I forgot they were still teenagers, and I was still a first-year teacher.
My 5th hour senior English class that year was one rowdy group. I spent many days trying to figure out how to rein them in, and most of the time, I failed. My biggest worry was that the few students who wanted to learn couldn’t.
And just when I was close to completely giving up on that class, Andy stayed after one day. He thanked me for sticking with teaching. He said I was doing a great job. And then he left.
From that day on, he was a leader in that class. Several athletes were in that 5th hour, and Andy, a football player and wrestler, must have said something to those athletes, because suddenly my problems with them disappeared. And occasionally, when I’d get exasperated, Andy would give an encouraging smile, and I would remember that even if he was the only person getting anything out of the class, that was enough.

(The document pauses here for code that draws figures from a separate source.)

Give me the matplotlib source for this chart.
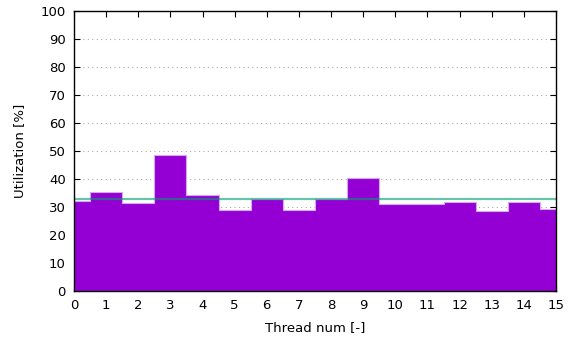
import matplotlib
matplotlib.use("Agg")
import matplotlib.pyplot as plt
import numpy as np

threads = list(range(16))
utilization = [32.3, 35.5, 31.4, 48.6, 34.3, 28.9, 32.7, 28.9, 32.7, 40.2,
               31.1, 31.2, 31.8, 28.6, 31.8, 29.2]
mean_util = 32.9
yticks = list(range(0, 101, 10))
xticks = list(range(0, 16))

plt.rcParams['font.family'] = ['DejaVu Sans']
fig = plt.figure(figsize=(5.78, 3.44), dpi=100)
ax = fig.add_axes([0.128, 0.154, 0.834, 0.814])

ax.bar(threads, utilization, width=1.0, color='#9400D3', linewidth=0, zorder=2)
# light outline along the top of the bars
xs = [threads[0] - 0.5] + threads + [threads[-1] + 0.5]
ys = [utilization[0]] + utilization + [utilization[-1]]
ax.step(xs, ys, where='mid', color='#d9a6f0', linewidth=0.8, zorder=2.5)
ax.axhline(mean_util, color='#009E73', alpha=0.6, linewidth=1.6, zorder=3)

ax.set_xlim(0, 15)
ax.set_ylim(0, 100)
ax.set_xticks(xticks)
ax.set_yticks(yticks)
ax.yaxis.grid(True, linestyle=(0, (1, 3)), color='#aaaaaa', linewidth=0.8, zorder=0)
ax.set_axisbelow(True)
ax.tick_params(direction='in', top=True, right=True, length=4, labelsize=9.5,
               width=0.8, pad=6)
for s in ax.spines.values():
    s.set_linewidth(1.0)
    s.set_zorder(4)
ax.set_xlabel('Thread num [-]', fontsize=9.5, labelpad=6)
ax.set_ylabel('Utilization [%]', fontsize=9.5, labelpad=10)

fig.savefig('out.png', dpi=100)
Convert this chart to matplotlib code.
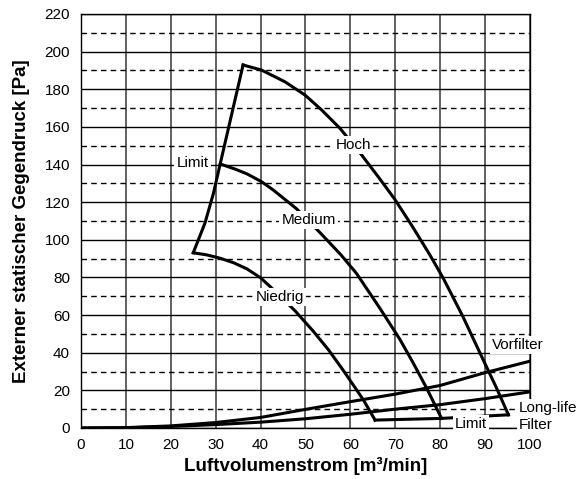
import matplotlib
matplotlib.use('Agg')
import matplotlib.pyplot as plt

plt.rcParams['font.family'] = ['Liberation Sans Narrow', 'Liberation Sans', 'DejaVu Sans']

# Kennlinien (Luftvolumenstrom m3/min, Druck Pa)
hoch_x = [36.1, 40.2, 45.4, 49.9, 53.6, 57.7, 62.5, 66.2, 69.9, 73.7, 77.7, 80.7, 85.0, 89.6, 92.5, 95.2]
hoch_y = [192.9, 190.2, 184.0, 176.9, 169.0, 159.2, 145.1, 133.5, 121.5, 107.5, 92.0, 79.5, 59.5, 36.1, 21.5, 7.0]

medium_x = [31.0, 34.3, 37.0, 40.2, 42.8, 48.0, 53.4, 57.9, 61.4, 66.6, 71.0, 74.0, 77.0, 80.3]
medium_y = [140.3, 137.6, 135.0, 130.9, 126.5, 116.5, 103.4, 92.0, 82.0, 63.5, 47.2, 34.5, 21.1, 5.1]

niedrig_x = [25.0, 28.0, 31.0, 34.0, 37.0, 40.0, 42.1, 47.7, 51.7, 55.1, 58.3, 61.4, 62.9, 65.5]
niedrig_y = [93.1, 92.0, 90.2, 87.8, 84.5, 79.8, 75.2, 62.2, 51.5, 41.6, 31.0, 20.2, 14.9, 4.2]

# Grenzlinien
limit_oben_x = [25.0, 27.6, 29.5, 31.0, 36.1]
limit_oben_y = [93.1, 108.8, 124.7, 140.3, 192.9]
limit_unten_x = [65.5, 80.3, 95.2]
limit_unten_y = [4.2, 5.1, 7.0]

# Filterwiderstand
filter_x = [0, 10, 20, 30, 40, 50, 60, 70, 80, 90, 100]
vorfilter_y = [0, 0.2, 1.1, 2.9, 5.6, 9.9, 14.0, 18.0, 22.6, 29.4, 35.5]
longlife_y = [0, 0.1, 0.8, 1.8, 3.1, 4.9, 7.3, 10.0, 12.4, 15.6, 19.2]

xticks = list(range(0, 101, 10))
yticks = list(range(0, 221, 20))
yticks_minor = list(range(10, 220, 20))

fig = plt.figure(figsize=(5.81, 4.79), dpi=100)
ax = fig.add_axes([0.1394, 0.1065, 0.7728, 0.8643])

ax.set_xlim(0, 100)
ax.set_ylim(0, 220)
ax.set_xticks(xticks)
ax.set_yticks(yticks)
ax.set_yticks(yticks_minor, minor=True)
ax.tick_params(which='both', length=0, labelsize=11)
ax.tick_params(axis='y', pad=8)
ax.tick_params(axis='x', pad=7)

ax.set_axisbelow(True)
ax.xaxis.grid(True, color='#555555', lw=1.3)
ax.yaxis.grid(True, which='major', color='black', lw=1.0)
ax.yaxis.grid(True, which='minor', color='black', lw=1.0, ls=(0, (4, 3)))
for s in ax.spines.values():
    s.set_color('black')
    s.set_linewidth(1.0)

lw = 2.2
for xs, ys in [(hoch_x, hoch_y), (medium_x, medium_y), (niedrig_x, niedrig_y),
               (limit_oben_x, limit_oben_y), (limit_unten_x, limit_unten_y),
               (filter_x, vorfilter_y), (filter_x, longlife_y)]:
    ax.plot(xs, ys, color='black', lw=lw, solid_joinstyle='miter', zorder=3)

box = dict(facecolor='white', edgecolor='none', pad=1.5)
def label(x, y, s, ha='center'):
    ax.text(x, y, s, ha=ha, va='center', fontsize=11, bbox=box, zorder=5, clip_on=False)

label(60.7, 150.4, 'Hoch')
label(50.7, 110.5, 'Medium')
label(44.3, 69.6, 'Niedrig')
label(24.8, 140.8, 'Limit')
label(86.9, 2.1, 'Limit')
label(91.5, 44.1, 'Vorfilter', ha='left')
label(97.5, 10.5, 'Long-life', ha='left')
label(97.5, 1.6, 'Filter', ha='left')

ax.set_xlabel('Luftvolumenstrom [m³/min]', fontsize=13.5, fontweight='bold', labelpad=4)
ax.set_ylabel('Externer statischer Gegendruck [Pa]', fontsize=13.5, fontweight='bold', labelpad=10)

fig.savefig('out.png', dpi=100)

Andy graduated that year, and a year later, he walked into my classroom with an invitation to his missionary farewell. He also invited me to a church event prior to his mission that is usually attended only by family and close friends. I was humbled to be part of that. And while he was on his mission, he wrote me about every other month, telling me how well he was learning Spanish and how much he loved the people he served.
What I didn’t anticipate about teaching a bunch of LDS kids was what would happen after graduation–going to their missionary farewells, getting their wedding announcements and their Christmas cards. Sharing a faith may not have helped a whole lot while they were still teens, but once they graduated, it sure was something special.
An afterthought: that first year, I received an untraceable, anonymous email from someone in one of my classes. It told me I was doing a great job, and the author apologized for the behavior of his peers. The email was several paragraphs and ended with this: “Please don’t quit teaching because of our class. You’re an awesome teacher.”
I’ve always thought Andy was the person who sent that email.